* Begin PROVIDED MATERIAL *

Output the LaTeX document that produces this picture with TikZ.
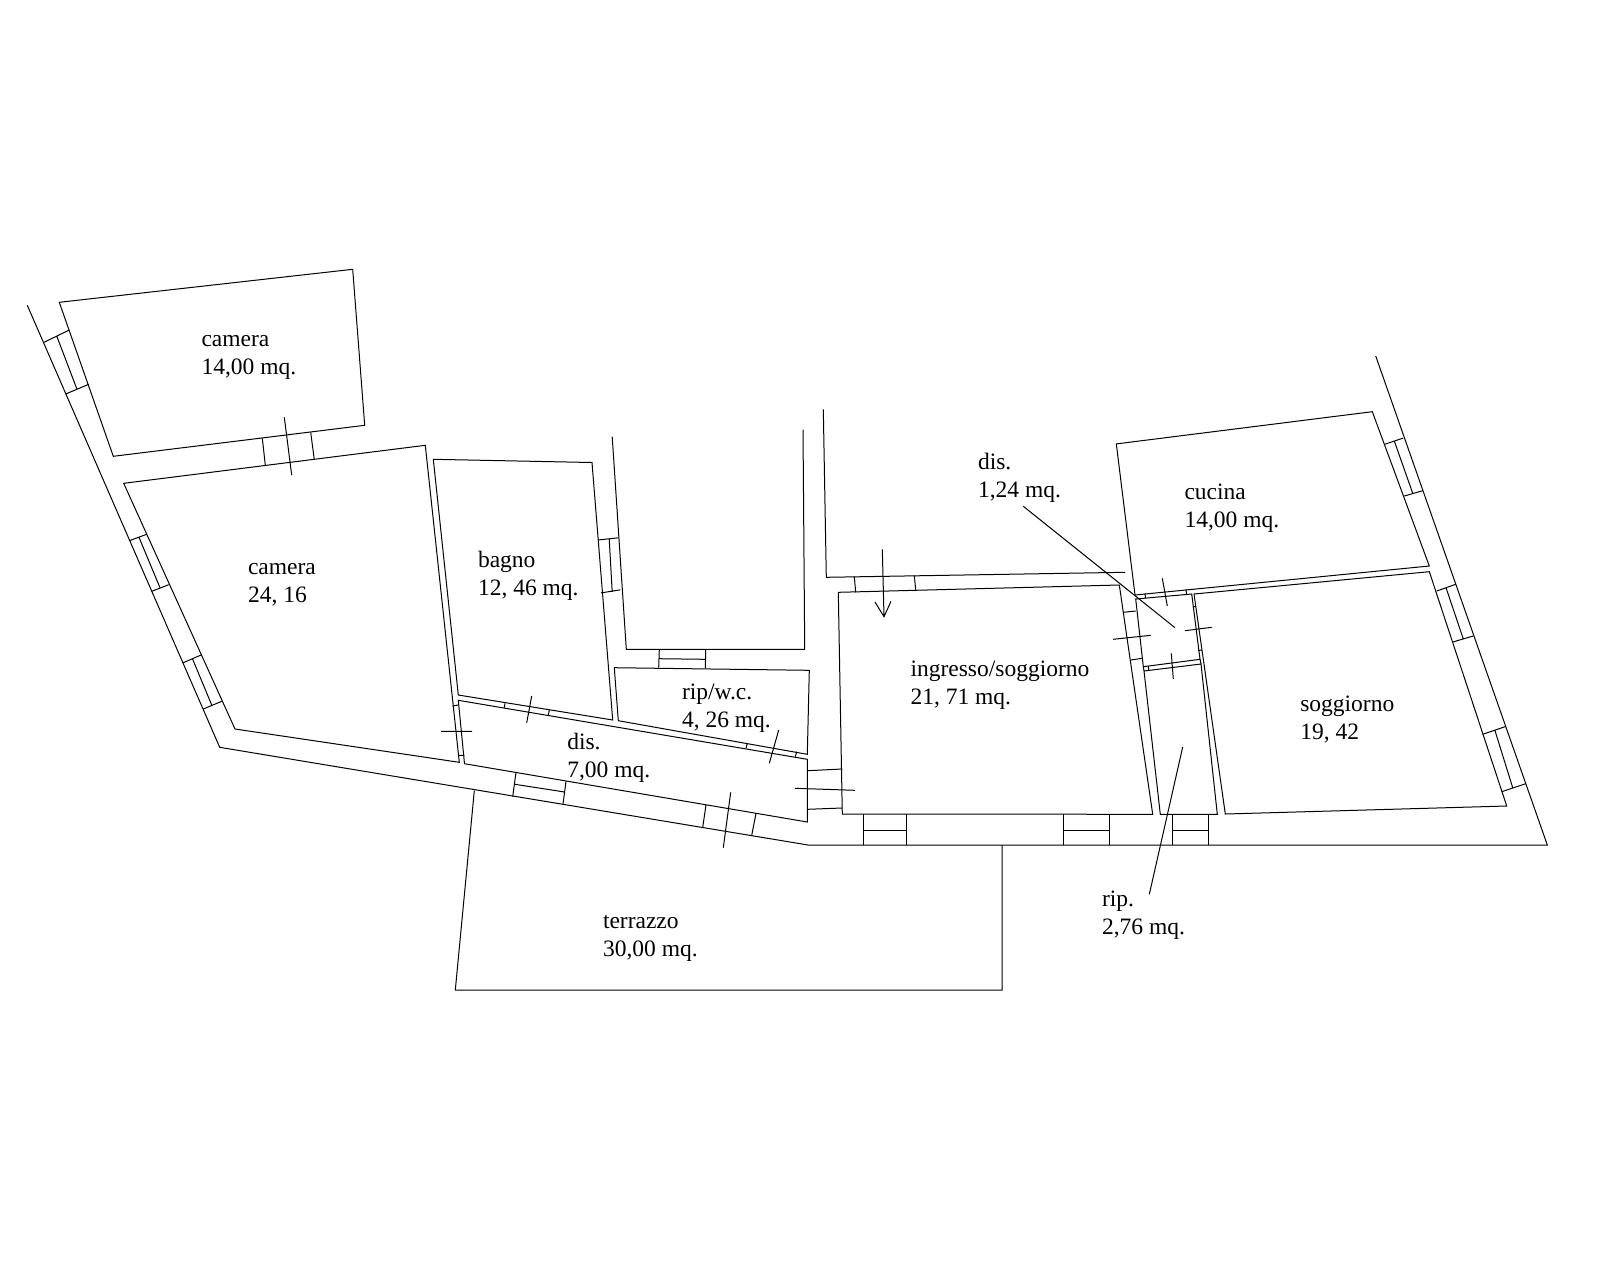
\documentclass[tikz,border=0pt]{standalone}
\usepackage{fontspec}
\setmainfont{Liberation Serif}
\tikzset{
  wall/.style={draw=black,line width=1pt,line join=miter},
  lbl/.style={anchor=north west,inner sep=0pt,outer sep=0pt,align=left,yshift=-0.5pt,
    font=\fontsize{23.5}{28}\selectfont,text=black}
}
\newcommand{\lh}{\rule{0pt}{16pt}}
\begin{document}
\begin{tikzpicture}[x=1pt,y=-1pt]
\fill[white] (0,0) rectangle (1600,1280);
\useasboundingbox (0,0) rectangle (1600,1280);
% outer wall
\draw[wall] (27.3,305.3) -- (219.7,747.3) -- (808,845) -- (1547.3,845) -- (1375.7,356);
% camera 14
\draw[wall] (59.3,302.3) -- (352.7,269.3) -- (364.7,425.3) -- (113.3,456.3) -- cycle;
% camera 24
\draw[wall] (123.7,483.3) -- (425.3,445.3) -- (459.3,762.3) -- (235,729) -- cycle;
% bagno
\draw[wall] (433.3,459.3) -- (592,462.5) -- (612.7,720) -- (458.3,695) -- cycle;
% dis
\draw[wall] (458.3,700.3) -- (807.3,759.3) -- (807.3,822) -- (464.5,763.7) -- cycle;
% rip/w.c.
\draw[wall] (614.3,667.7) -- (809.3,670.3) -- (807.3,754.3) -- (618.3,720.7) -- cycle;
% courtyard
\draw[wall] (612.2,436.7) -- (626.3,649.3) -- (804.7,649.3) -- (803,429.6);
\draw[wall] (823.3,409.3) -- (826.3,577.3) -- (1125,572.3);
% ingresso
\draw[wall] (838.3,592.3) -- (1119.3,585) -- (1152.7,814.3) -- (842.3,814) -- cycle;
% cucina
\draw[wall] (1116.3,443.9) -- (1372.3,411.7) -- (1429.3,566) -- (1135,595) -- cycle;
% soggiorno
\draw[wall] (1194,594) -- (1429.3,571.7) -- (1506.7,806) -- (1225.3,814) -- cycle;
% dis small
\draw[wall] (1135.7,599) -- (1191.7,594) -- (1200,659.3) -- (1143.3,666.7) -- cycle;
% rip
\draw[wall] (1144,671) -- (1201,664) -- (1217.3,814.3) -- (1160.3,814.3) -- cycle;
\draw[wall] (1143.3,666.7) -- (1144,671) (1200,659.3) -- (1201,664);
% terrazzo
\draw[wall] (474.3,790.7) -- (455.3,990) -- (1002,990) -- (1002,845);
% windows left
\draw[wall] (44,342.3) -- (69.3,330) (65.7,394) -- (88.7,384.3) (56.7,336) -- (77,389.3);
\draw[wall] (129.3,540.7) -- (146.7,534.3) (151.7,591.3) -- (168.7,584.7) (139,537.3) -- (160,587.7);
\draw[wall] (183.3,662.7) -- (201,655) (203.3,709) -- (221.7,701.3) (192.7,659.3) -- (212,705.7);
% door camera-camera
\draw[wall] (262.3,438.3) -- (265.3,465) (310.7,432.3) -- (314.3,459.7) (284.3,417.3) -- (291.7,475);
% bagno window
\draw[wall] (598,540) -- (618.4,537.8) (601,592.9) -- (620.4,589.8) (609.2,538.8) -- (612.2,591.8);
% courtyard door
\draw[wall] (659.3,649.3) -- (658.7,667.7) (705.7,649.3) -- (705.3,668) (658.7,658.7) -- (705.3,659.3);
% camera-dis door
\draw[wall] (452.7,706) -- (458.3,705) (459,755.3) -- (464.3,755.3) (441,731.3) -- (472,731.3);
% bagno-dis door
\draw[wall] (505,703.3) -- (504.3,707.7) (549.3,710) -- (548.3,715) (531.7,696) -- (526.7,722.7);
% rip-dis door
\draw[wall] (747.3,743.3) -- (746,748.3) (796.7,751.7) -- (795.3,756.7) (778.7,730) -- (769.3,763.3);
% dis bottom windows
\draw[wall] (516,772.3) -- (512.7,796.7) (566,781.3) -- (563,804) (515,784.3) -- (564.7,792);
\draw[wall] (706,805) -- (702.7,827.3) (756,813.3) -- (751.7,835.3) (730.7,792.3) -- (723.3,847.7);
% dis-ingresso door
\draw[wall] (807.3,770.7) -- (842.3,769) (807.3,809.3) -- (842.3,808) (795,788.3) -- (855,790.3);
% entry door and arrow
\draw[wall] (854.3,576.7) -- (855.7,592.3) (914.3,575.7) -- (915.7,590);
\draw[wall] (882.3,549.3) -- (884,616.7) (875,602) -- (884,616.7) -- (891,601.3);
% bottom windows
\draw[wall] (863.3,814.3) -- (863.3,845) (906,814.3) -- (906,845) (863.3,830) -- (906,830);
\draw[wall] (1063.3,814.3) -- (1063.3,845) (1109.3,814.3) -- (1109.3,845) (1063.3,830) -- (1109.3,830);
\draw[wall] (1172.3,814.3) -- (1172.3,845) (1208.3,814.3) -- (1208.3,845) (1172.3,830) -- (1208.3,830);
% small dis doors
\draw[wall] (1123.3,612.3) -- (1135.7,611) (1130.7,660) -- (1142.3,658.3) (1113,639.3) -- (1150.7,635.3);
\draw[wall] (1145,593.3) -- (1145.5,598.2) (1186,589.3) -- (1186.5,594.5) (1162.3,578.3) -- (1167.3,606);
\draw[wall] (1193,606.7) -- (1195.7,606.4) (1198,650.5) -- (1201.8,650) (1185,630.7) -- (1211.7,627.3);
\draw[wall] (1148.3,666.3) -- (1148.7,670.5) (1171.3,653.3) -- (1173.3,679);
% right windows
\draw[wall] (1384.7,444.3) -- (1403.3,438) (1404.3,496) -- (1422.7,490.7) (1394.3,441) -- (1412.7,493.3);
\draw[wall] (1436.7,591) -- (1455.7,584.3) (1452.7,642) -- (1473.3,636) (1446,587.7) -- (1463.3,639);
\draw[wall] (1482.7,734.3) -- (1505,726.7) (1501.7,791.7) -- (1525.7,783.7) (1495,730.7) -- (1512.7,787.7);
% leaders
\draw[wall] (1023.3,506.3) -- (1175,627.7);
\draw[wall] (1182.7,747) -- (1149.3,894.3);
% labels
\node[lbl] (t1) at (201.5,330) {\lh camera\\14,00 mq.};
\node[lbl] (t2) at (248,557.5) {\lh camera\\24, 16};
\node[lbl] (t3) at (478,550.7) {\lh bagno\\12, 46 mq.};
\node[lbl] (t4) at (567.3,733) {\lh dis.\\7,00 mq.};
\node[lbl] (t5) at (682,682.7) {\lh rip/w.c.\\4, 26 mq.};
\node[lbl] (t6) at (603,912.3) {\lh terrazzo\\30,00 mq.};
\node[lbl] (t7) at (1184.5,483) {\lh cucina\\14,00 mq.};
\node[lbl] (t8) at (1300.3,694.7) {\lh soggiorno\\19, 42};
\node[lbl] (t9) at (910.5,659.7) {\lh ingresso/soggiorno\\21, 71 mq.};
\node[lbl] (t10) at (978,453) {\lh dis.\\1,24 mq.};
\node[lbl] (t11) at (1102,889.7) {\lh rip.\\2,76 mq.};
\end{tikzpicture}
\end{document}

* End PROVIDED MATERIAL *

EXERCISE DESCRIPTION
Give the data again exactly as written, with all pictures left out.

THE SOLUTION
Output the LaTeX document that produces this picture with TikZ.
\documentclass[tikz,border=0pt]{standalone}
\usepackage{fontspec}
\setmainfont{Liberation Serif}
\tikzset{
  wall/.style={draw=black,line width=1pt,line join=miter},
  lbl/.style={anchor=north west,inner sep=0pt,outer sep=0pt,align=left,yshift=-0.5pt,
    font=\fontsize{23.5}{28}\selectfont,text=black}
}
\newcommand{\lh}{\rule{0pt}{16pt}}
\begin{document}
\begin{tikzpicture}[x=1pt,y=-1pt]
\fill[white] (0,0) rectangle (1600,1280);
\useasboundingbox (0,0) rectangle (1600,1280);
% outer wall
\draw[wall] (27.3,305.3) -- (219.7,747.3) -- (808,845) -- (1547.3,845) -- (1375.7,356);
% camera 14
\draw[wall] (59.3,302.3) -- (352.7,269.3) -- (364.7,425.3) -- (113.3,456.3) -- cycle;
% camera 24
\draw[wall] (123.7,483.3) -- (425.3,445.3) -- (459.3,762.3) -- (235,729) -- cycle;
% bagno
\draw[wall] (433.3,459.3) -- (592,462.5) -- (612.7,720) -- (458.3,695) -- cycle;
% dis
\draw[wall] (458.3,700.3) -- (807.3,759.3) -- (807.3,822) -- (464.5,763.7) -- cycle;
% rip/w.c.
\draw[wall] (614.3,667.7) -- (809.3,670.3) -- (807.3,754.3) -- (618.3,720.7) -- cycle;
% courtyard
\draw[wall] (612.2,436.7) -- (626.3,649.3) -- (804.7,649.3) -- (803,429.6);
\draw[wall] (823.3,409.3) -- (826.3,577.3) -- (1125,572.3);
% ingresso
\draw[wall] (838.3,592.3) -- (1119.3,585) -- (1152.7,814.3) -- (842.3,814) -- cycle;
% cucina
\draw[wall] (1116.3,443.9) -- (1372.3,411.7) -- (1429.3,566) -- (1135,595) -- cycle;
% soggiorno
\draw[wall] (1194,594) -- (1429.3,571.7) -- (1506.7,806) -- (1225.3,814) -- cycle;
% dis small
\draw[wall] (1135.7,599) -- (1191.7,594) -- (1200,659.3) -- (1143.3,666.7) -- cycle;
% rip
\draw[wall] (1144,671) -- (1201,664) -- (1217.3,814.3) -- (1160.3,814.3) -- cycle;
\draw[wall] (1143.3,666.7) -- (1144,671) (1200,659.3) -- (1201,664);
% terrazzo
\draw[wall] (474.3,790.7) -- (455.3,990) -- (1002,990) -- (1002,845);
% windows left
\draw[wall] (44,342.3) -- (69.3,330) (65.7,394) -- (88.7,384.3) (56.7,336) -- (77,389.3);
\draw[wall] (129.3,540.7) -- (146.7,534.3) (151.7,591.3) -- (168.7,584.7) (139,537.3) -- (160,587.7);
\draw[wall] (183.3,662.7) -- (201,655) (203.3,709) -- (221.7,701.3) (192.7,659.3) -- (212,705.7);
% door camera-camera
\draw[wall] (262.3,438.3) -- (265.3,465) (310.7,432.3) -- (314.3,459.7) (284.3,417.3) -- (291.7,475);
% bagno window
\draw[wall] (598,540) -- (618.4,537.8) (601,592.9) -- (620.4,589.8) (609.2,538.8) -- (612.2,591.8);
% courtyard door
\draw[wall] (659.3,649.3) -- (658.7,667.7) (705.7,649.3) -- (705.3,668) (658.7,658.7) -- (705.3,659.3);
% camera-dis door
\draw[wall] (452.7,706) -- (458.3,705) (459,755.3) -- (464.3,755.3) (441,731.3) -- (472,731.3);
% bagno-dis door
\draw[wall] (505,703.3) -- (504.3,707.7) (549.3,710) -- (548.3,715) (531.7,696) -- (526.7,722.7);
% rip-dis door
\draw[wall] (747.3,743.3) -- (746,748.3) (796.7,751.7) -- (795.3,756.7) (778.7,730) -- (769.3,763.3);
% dis bottom windows
\draw[wall] (516,772.3) -- (512.7,796.7) (566,781.3) -- (563,804) (515,784.3) -- (564.7,792);
\draw[wall] (706,805) -- (702.7,827.3) (756,813.3) -- (751.7,835.3) (730.7,792.3) -- (723.3,847.7);
% dis-ingresso door
\draw[wall] (807.3,770.7) -- (842.3,769) (807.3,809.3) -- (842.3,808) (795,788.3) -- (855,790.3);
% entry door and arrow
\draw[wall] (854.3,576.7) -- (855.7,592.3) (914.3,575.7) -- (915.7,590);
\draw[wall] (882.3,549.3) -- (884,616.7) (875,602) -- (884,616.7) -- (891,601.3);
% bottom windows
\draw[wall] (863.3,814.3) -- (863.3,845) (906,814.3) -- (906,845) (863.3,830) -- (906,830);
\draw[wall] (1063.3,814.3) -- (1063.3,845) (1109.3,814.3) -- (1109.3,845) (1063.3,830) -- (1109.3,830);
\draw[wall] (1172.3,814.3) -- (1172.3,845) (1208.3,814.3) -- (1208.3,845) (1172.3,830) -- (1208.3,830);
% small dis doors
\draw[wall] (1123.3,612.3) -- (1135.7,611) (1130.7,660) -- (1142.3,658.3) (1113,639.3) -- (1150.7,635.3);
\draw[wall] (1145,593.3) -- (1145.5,598.2) (1186,589.3) -- (1186.5,594.5) (1162.3,578.3) -- (1167.3,606);
\draw[wall] (1193,606.7) -- (1195.7,606.4) (1198,650.5) -- (1201.8,650) (1185,630.7) -- (1211.7,627.3);
\draw[wall] (1148.3,666.3) -- (1148.7,670.5) (1171.3,653.3) -- (1173.3,679);
% right windows
\draw[wall] (1384.7,444.3) -- (1403.3,438) (1404.3,496) -- (1422.7,490.7) (1394.3,441) -- (1412.7,493.3);
\draw[wall] (1436.7,591) -- (1455.7,584.3) (1452.7,642) -- (1473.3,636) (1446,587.7) -- (1463.3,639);
\draw[wall] (1482.7,734.3) -- (1505,726.7) (1501.7,791.7) -- (1525.7,783.7) (1495,730.7) -- (1512.7,787.7);
% leaders
\draw[wall] (1023.3,506.3) -- (1175,627.7);
\draw[wall] (1182.7,747) -- (1149.3,894.3);
% labels
\node[lbl] (t1) at (201.5,330) {\lh camera\\14,00 mq.};
\node[lbl] (t2) at (248,557.5) {\lh camera\\24, 16};
\node[lbl] (t3) at (478,550.7) {\lh bagno\\12, 46 mq.};
\node[lbl] (t4) at (567.3,733) {\lh dis.\\7,00 mq.};
\node[lbl] (t5) at (682,682.7) {\lh rip/w.c.\\4, 26 mq.};
\node[lbl] (t6) at (603,912.3) {\lh terrazzo\\30,00 mq.};
\node[lbl] (t7) at (1184.5,483) {\lh cucina\\14,00 mq.};
\node[lbl] (t8) at (1300.3,694.7) {\lh soggiorno\\19, 42};
\node[lbl] (t9) at (910.5,659.7) {\lh ingresso/soggiorno\\21, 71 mq.};
\node[lbl] (t10) at (978,453) {\lh dis.\\1,24 mq.};
\node[lbl] (t11) at (1102,889.7) {\lh rip.\\2,76 mq.};
\end{tikzpicture}
\end{document}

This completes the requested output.